Do you know the extent to which technology companies such as IBM, Google etc and other trade lobby groups are propagating dangerous idea that trade agreements should be used to govern the Internet. I love tossing such ideas to encourage consistent and unequivocal policies to promote a global Internet free from government control. How do secretly-negotiated global rules on net neutrality square with the European Parliament’s edict that no centralized international institution should assert regulatory authority over … internet governance or internet traffic flows? Where is Google’s campaign over the fact that engineers, companies, and people that build and use the web have no vote on concepts like net neutrality?
The answer is that lobbyists and political power brokers feel comfortable that they have much of negotiations under their control – bribing, hallucinating or whatever it takes! As IBM puts it, the US and the EU … are in the best position to define the rules of the road necessary to protect the world’s vital governmental, environmental and societal interests. This paternalistic observation, coming from a company that facilitated the South African apartheid regime while the U.S. government looked on, offers little comfort.

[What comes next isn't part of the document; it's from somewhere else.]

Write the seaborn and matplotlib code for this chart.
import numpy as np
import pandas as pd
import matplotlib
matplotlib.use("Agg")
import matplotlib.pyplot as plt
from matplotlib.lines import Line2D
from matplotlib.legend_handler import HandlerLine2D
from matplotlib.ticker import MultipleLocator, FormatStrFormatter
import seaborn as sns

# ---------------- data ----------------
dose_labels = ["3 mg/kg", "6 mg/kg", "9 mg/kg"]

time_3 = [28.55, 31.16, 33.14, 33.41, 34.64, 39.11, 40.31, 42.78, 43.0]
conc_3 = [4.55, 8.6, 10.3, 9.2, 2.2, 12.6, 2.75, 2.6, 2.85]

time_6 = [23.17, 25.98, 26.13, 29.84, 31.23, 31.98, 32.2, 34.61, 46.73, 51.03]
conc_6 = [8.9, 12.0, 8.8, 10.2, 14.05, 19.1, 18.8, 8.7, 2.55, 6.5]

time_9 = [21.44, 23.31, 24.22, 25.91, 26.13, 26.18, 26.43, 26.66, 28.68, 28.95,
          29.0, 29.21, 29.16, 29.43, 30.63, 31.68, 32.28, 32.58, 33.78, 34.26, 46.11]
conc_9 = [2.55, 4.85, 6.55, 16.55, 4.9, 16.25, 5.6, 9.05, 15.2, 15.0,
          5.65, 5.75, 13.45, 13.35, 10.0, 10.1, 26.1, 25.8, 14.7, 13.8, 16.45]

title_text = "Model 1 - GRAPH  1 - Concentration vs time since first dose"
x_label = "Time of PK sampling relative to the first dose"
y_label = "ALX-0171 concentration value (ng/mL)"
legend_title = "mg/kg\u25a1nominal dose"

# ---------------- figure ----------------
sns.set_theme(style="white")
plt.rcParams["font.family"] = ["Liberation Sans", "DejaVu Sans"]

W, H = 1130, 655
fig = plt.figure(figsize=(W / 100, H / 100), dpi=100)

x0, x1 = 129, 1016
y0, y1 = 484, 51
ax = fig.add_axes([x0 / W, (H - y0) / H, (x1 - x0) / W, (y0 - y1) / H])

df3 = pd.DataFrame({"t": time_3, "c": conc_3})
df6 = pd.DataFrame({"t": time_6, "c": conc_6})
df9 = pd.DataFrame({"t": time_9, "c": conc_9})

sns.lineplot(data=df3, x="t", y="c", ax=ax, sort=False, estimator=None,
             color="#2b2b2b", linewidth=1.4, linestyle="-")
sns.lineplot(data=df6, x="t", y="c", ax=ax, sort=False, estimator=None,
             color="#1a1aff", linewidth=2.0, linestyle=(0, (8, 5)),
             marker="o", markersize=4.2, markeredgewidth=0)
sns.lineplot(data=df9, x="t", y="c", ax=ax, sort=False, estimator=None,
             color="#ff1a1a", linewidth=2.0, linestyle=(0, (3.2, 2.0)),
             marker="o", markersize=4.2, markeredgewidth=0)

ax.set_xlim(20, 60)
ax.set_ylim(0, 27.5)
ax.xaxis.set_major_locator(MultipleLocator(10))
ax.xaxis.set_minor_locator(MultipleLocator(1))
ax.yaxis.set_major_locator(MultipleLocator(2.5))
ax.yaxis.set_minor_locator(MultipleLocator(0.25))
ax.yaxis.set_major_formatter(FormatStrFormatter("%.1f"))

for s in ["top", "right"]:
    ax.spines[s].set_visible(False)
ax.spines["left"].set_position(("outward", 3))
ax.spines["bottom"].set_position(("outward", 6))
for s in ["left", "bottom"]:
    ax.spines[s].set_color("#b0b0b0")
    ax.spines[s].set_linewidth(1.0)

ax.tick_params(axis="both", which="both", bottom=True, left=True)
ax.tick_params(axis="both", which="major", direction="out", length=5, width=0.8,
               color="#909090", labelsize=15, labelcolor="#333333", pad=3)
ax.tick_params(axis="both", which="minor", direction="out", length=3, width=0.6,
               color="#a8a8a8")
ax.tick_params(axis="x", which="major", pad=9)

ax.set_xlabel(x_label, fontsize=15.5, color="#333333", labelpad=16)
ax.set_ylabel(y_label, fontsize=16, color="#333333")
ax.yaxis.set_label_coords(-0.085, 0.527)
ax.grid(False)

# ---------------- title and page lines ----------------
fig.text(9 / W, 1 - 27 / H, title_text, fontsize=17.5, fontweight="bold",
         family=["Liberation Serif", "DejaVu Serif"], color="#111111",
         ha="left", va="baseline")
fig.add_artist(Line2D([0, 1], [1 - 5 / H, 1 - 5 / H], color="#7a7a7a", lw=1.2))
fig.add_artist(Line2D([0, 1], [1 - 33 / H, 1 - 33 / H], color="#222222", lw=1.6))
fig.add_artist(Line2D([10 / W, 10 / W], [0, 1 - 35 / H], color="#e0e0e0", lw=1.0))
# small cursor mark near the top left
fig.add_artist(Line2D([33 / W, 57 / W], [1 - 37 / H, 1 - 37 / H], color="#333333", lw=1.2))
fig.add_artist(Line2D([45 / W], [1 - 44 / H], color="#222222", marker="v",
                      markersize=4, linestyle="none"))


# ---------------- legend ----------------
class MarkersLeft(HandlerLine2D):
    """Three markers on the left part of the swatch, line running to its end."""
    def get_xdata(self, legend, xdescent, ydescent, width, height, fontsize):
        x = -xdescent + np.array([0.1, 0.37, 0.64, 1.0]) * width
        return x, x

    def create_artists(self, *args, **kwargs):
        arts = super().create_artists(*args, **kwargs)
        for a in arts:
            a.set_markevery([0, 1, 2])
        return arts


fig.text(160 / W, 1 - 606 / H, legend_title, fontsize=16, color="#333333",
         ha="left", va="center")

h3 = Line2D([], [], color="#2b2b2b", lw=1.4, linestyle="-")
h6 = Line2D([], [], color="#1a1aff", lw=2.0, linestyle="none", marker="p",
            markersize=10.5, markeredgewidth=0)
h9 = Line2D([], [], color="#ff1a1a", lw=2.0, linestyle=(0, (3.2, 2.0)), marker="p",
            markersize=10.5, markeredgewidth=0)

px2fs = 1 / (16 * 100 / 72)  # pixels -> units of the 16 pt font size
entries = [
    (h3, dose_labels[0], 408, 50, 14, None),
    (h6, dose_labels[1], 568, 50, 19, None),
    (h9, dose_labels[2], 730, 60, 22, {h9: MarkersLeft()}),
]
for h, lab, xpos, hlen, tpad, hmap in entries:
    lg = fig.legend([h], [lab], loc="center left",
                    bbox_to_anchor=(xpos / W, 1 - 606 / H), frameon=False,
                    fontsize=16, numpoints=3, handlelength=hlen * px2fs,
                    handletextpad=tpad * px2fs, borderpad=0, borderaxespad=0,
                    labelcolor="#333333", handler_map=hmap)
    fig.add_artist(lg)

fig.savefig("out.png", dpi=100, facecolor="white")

When it comes to crafting Internet rules that protect users, the representatives from the United States and the European Union are not so trustworthy that we should entrust them with setting the rules of the road for the Internet, without transparency, oversight and other democratic checks and balances.

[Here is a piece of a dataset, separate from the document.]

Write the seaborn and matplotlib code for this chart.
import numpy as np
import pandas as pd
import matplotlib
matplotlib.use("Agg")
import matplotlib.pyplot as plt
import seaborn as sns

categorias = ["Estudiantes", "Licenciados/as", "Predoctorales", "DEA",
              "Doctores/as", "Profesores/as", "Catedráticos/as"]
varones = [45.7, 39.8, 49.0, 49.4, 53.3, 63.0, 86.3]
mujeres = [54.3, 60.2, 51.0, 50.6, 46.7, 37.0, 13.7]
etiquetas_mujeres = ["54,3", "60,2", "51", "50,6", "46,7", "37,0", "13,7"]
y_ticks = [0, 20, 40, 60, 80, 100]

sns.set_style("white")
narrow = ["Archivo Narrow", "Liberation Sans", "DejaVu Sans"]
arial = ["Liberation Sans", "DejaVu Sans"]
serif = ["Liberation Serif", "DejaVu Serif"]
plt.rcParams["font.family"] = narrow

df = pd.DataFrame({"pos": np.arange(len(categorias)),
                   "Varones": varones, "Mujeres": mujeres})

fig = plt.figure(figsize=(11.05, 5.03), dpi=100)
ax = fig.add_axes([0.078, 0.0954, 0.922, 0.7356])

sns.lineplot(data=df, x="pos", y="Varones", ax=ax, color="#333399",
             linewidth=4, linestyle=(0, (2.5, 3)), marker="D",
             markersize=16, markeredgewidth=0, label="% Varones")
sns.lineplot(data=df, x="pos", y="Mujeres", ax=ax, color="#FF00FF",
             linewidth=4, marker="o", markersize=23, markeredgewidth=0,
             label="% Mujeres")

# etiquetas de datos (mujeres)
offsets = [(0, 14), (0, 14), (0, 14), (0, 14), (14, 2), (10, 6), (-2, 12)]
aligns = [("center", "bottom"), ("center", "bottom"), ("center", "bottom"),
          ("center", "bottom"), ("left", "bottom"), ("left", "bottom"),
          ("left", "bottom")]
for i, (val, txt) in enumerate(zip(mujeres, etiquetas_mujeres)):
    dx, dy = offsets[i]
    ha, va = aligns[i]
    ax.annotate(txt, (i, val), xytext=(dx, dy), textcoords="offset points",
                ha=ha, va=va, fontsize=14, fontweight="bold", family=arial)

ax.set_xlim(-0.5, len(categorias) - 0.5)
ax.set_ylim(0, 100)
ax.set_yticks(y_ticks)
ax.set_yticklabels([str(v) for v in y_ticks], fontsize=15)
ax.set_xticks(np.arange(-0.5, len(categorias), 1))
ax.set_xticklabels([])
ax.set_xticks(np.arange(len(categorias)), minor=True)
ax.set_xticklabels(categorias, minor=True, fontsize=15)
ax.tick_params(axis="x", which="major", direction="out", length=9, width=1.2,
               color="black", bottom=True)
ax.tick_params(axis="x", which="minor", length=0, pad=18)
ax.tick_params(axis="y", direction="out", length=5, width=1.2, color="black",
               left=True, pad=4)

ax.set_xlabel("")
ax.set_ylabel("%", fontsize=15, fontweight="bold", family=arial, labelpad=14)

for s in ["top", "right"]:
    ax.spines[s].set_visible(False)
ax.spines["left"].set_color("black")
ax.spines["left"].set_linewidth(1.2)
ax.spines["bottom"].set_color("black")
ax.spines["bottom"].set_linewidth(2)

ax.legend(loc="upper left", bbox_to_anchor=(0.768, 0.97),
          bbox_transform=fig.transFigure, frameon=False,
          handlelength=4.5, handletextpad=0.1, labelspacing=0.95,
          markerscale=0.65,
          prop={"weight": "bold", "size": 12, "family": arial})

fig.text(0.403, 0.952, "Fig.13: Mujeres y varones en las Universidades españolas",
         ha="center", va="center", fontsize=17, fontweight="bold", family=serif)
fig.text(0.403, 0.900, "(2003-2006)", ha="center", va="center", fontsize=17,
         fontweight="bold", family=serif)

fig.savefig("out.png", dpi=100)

Nor do these states seem as interested in loosening their control over these processes as other nations. Amongst the countries excluded from such club of cronies are Brazil which crafted its Marco Civil da Internet in an open, multi-stakeholder process, Similarly the Philippines crowd sourced the drafting of a Magna Carta for the Internet that included some powerful principles. These are the kinds of processes, and the kinds of documents resulting from them, that at least nod to the openness we need for a legitimate debate about the future of the Internet. It’s notable that it is the world’s developing countries, rather than the U.S. and EU trade ministries who are at the forefront of innovating such processes. These initiatives at least point the way towards alternatives to trade negotiations in answer to pressures for global coordination of the development of Internet rules and policies.

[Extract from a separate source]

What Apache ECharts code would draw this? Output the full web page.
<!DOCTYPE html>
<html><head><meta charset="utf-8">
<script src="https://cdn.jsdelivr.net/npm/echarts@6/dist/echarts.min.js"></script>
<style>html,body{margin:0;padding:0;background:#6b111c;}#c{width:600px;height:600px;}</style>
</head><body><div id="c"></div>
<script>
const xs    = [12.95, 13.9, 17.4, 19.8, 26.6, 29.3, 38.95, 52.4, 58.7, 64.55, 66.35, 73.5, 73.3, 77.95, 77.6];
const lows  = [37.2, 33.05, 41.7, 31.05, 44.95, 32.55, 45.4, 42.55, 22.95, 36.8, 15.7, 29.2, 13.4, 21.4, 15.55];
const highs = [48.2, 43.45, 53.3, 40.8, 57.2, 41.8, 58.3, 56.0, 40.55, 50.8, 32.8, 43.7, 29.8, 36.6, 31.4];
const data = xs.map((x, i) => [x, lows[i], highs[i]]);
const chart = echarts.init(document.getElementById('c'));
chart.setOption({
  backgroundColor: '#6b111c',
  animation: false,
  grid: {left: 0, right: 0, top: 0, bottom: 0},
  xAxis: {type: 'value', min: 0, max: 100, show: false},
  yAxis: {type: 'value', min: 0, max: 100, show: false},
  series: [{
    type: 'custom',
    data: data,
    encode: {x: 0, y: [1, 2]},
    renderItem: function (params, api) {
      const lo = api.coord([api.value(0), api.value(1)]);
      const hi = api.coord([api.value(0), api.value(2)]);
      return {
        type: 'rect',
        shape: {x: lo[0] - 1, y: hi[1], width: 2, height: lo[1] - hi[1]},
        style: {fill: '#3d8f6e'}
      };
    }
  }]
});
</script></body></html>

In contrast, closed-door, secretive intergovernmental trade negotiations, are no way to craft rules for the Internet, no matter how well-intentioned the trade negotiators and their privileged business advisors, lobbyists or white collar cronies may be. There are simply too many valid interests, perspectives and critiques that are unavailable to them in such an opaque and captured process, inevitably resulting in a flawed and one-sided document. Far from being the kind of open governance innovation that the Internet deserves. We encourage technology users and providers to refuse such secretive processes to cover key Internet issues wherever it happens.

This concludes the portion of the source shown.